[begin Collected material]
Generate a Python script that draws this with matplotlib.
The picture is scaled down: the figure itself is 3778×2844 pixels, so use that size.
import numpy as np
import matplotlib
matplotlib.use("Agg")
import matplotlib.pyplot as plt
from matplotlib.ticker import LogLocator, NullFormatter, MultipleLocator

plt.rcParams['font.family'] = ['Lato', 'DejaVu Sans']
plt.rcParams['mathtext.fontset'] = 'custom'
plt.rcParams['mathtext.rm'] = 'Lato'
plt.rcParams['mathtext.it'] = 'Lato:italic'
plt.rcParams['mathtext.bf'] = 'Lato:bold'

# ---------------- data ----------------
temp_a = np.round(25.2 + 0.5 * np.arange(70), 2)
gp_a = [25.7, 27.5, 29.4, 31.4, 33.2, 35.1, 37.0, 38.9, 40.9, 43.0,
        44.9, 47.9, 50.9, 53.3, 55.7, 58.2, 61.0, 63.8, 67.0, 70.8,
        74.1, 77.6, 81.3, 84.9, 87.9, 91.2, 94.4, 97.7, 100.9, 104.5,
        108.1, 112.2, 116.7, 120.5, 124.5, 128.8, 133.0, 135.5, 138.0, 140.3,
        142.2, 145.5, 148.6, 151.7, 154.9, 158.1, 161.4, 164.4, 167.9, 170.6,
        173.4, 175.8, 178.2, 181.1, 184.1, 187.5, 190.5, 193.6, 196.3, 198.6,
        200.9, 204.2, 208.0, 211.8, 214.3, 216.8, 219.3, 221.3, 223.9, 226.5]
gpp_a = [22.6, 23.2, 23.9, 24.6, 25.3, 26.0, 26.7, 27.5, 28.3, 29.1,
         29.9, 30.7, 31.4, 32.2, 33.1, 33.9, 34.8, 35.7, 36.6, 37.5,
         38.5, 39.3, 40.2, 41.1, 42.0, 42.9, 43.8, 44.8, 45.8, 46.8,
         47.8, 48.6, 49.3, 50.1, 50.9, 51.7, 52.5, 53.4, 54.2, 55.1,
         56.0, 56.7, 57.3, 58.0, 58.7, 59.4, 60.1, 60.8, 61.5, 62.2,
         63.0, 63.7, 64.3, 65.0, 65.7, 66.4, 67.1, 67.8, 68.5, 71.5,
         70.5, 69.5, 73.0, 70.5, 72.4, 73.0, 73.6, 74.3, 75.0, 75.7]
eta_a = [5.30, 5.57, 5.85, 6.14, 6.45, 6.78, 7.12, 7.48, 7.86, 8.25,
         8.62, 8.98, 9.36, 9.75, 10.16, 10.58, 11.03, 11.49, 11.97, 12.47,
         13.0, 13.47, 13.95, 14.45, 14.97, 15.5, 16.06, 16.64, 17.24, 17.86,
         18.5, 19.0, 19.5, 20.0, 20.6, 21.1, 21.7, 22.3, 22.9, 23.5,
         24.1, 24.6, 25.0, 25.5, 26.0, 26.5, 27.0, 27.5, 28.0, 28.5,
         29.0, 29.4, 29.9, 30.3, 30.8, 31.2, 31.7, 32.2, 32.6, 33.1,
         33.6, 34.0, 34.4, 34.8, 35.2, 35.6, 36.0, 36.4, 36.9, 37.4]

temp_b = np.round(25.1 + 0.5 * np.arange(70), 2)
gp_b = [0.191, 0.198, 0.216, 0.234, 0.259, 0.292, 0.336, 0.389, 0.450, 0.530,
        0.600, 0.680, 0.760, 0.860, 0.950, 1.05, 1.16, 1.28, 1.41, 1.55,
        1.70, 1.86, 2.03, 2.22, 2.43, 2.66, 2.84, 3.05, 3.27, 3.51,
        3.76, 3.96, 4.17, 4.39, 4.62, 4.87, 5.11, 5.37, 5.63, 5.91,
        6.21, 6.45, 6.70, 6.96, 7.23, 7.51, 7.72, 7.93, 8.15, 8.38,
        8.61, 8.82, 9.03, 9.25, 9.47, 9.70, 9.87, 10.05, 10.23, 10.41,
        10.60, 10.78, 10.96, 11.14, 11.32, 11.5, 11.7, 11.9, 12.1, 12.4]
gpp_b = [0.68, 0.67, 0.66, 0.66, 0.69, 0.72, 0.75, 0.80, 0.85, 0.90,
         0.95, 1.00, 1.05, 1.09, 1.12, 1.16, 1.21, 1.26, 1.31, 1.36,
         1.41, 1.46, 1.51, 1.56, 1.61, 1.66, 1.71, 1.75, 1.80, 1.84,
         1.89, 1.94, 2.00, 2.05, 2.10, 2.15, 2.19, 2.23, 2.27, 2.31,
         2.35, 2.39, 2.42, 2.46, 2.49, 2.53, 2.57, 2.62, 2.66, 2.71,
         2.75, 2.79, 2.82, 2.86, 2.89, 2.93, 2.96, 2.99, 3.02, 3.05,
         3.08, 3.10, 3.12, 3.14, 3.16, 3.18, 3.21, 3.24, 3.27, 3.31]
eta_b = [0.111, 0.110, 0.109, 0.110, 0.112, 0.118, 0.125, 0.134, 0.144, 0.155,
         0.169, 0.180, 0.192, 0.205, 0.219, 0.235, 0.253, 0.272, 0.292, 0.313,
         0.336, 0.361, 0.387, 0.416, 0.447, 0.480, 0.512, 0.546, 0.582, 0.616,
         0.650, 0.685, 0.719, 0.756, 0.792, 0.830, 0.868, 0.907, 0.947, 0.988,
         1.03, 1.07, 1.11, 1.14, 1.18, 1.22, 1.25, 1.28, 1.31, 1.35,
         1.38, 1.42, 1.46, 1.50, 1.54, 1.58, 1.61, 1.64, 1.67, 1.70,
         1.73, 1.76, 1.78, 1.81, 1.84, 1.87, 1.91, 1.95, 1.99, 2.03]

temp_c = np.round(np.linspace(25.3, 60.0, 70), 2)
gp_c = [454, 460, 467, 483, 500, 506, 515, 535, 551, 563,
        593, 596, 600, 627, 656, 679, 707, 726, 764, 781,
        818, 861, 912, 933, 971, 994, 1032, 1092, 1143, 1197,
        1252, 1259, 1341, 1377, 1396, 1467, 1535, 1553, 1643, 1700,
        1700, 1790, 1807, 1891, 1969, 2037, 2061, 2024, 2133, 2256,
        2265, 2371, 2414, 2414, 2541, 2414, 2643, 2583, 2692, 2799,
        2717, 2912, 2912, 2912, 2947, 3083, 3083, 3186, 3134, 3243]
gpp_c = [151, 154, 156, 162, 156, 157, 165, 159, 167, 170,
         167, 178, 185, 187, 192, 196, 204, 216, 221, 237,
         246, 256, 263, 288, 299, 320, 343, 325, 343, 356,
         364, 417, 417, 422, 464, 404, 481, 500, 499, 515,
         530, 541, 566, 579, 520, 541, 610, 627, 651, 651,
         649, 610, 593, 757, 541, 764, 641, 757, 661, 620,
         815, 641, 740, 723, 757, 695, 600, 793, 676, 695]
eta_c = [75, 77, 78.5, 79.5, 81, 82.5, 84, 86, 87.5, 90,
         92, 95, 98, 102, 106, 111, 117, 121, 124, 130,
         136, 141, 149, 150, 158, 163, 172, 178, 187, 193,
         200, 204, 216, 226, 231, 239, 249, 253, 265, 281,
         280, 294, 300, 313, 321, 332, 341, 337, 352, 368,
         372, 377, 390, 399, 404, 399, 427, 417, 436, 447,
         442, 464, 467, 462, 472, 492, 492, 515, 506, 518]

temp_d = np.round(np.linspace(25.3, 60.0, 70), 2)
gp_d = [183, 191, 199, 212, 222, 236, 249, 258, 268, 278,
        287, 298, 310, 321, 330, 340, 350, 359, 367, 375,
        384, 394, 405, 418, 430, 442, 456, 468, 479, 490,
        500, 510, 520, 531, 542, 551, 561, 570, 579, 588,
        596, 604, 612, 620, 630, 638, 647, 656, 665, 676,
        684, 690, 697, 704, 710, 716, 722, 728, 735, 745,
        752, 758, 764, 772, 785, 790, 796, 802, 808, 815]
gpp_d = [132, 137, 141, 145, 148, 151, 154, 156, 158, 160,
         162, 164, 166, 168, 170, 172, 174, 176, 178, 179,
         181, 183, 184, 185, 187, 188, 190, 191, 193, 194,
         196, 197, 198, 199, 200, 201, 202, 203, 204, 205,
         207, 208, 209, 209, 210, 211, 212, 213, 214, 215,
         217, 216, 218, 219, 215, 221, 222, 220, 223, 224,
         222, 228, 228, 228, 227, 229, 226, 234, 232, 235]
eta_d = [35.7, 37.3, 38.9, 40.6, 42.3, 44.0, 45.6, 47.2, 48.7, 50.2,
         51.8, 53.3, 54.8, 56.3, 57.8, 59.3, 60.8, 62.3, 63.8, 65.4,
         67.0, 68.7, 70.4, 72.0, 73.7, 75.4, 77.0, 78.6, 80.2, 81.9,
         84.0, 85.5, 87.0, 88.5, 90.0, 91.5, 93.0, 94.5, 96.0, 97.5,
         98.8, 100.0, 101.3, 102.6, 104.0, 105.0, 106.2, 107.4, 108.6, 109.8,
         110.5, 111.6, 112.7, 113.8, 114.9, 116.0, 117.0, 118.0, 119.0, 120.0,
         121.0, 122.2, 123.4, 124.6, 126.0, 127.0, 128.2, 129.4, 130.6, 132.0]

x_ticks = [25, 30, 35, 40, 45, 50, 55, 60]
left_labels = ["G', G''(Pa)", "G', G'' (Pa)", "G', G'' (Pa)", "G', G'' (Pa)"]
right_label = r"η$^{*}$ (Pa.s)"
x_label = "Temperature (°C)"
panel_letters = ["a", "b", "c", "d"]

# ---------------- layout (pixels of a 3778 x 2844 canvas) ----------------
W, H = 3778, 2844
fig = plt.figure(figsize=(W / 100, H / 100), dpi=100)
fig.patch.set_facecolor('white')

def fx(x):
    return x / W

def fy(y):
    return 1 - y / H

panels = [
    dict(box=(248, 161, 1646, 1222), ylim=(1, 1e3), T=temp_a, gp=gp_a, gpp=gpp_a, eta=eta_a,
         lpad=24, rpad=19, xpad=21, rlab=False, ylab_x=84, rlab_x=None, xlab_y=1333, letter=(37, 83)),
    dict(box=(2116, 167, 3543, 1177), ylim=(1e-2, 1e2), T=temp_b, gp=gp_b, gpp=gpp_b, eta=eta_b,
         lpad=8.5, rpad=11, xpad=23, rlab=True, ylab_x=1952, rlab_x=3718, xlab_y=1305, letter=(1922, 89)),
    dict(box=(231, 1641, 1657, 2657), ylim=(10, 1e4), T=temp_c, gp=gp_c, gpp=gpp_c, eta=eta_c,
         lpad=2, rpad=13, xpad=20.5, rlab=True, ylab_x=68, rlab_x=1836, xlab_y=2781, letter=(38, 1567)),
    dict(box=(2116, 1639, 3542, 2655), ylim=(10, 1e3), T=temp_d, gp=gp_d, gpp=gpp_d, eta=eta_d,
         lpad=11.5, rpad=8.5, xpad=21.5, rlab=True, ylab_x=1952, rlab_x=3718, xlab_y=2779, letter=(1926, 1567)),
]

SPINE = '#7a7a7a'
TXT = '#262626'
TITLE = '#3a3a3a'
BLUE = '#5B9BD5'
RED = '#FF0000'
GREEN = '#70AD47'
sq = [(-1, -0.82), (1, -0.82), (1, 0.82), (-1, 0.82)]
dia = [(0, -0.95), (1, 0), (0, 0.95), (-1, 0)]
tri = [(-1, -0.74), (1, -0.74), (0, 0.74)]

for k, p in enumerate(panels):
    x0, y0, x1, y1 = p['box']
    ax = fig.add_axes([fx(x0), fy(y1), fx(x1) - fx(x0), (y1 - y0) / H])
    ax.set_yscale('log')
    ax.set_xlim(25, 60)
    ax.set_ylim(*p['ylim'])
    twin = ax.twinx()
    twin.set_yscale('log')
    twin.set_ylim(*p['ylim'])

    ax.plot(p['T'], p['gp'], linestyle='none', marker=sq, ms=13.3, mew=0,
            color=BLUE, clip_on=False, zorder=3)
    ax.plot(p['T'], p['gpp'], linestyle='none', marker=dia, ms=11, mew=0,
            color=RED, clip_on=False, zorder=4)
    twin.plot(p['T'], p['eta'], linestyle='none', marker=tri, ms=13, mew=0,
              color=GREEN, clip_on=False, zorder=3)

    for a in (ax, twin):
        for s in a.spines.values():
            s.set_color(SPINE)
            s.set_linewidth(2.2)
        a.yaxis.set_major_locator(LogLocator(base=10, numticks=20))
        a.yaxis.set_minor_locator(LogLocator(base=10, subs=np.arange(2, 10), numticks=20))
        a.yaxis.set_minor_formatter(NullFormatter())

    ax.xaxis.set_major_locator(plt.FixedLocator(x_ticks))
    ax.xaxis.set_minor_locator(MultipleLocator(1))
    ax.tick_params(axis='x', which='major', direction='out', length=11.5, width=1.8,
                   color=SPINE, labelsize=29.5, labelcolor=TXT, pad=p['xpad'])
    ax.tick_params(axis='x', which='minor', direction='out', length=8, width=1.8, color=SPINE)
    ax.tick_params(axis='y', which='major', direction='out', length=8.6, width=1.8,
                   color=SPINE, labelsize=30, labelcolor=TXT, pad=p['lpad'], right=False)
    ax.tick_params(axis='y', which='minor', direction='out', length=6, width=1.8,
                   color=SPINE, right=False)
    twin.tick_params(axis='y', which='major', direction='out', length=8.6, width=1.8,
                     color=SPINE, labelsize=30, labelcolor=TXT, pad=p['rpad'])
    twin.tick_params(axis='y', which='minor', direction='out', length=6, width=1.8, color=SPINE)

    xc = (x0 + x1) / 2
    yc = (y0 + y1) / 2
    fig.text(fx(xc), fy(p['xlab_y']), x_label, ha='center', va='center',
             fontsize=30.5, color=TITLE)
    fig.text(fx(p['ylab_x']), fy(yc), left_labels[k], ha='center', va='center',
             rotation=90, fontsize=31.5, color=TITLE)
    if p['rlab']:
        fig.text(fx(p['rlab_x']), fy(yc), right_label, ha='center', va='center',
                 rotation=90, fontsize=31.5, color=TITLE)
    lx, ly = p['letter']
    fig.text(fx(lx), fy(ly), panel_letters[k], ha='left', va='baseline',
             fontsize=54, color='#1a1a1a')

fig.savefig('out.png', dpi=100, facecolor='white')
[end Collected material]
**Set exercise**
Extract each line from the listing that holds the word "figure".

**Worked solution**
The picture is scaled down: the figure itself is 3778×2844 pixels, so use that size.
fig = plt.figure(figsize=(W / 100, H / 100), dpi=100)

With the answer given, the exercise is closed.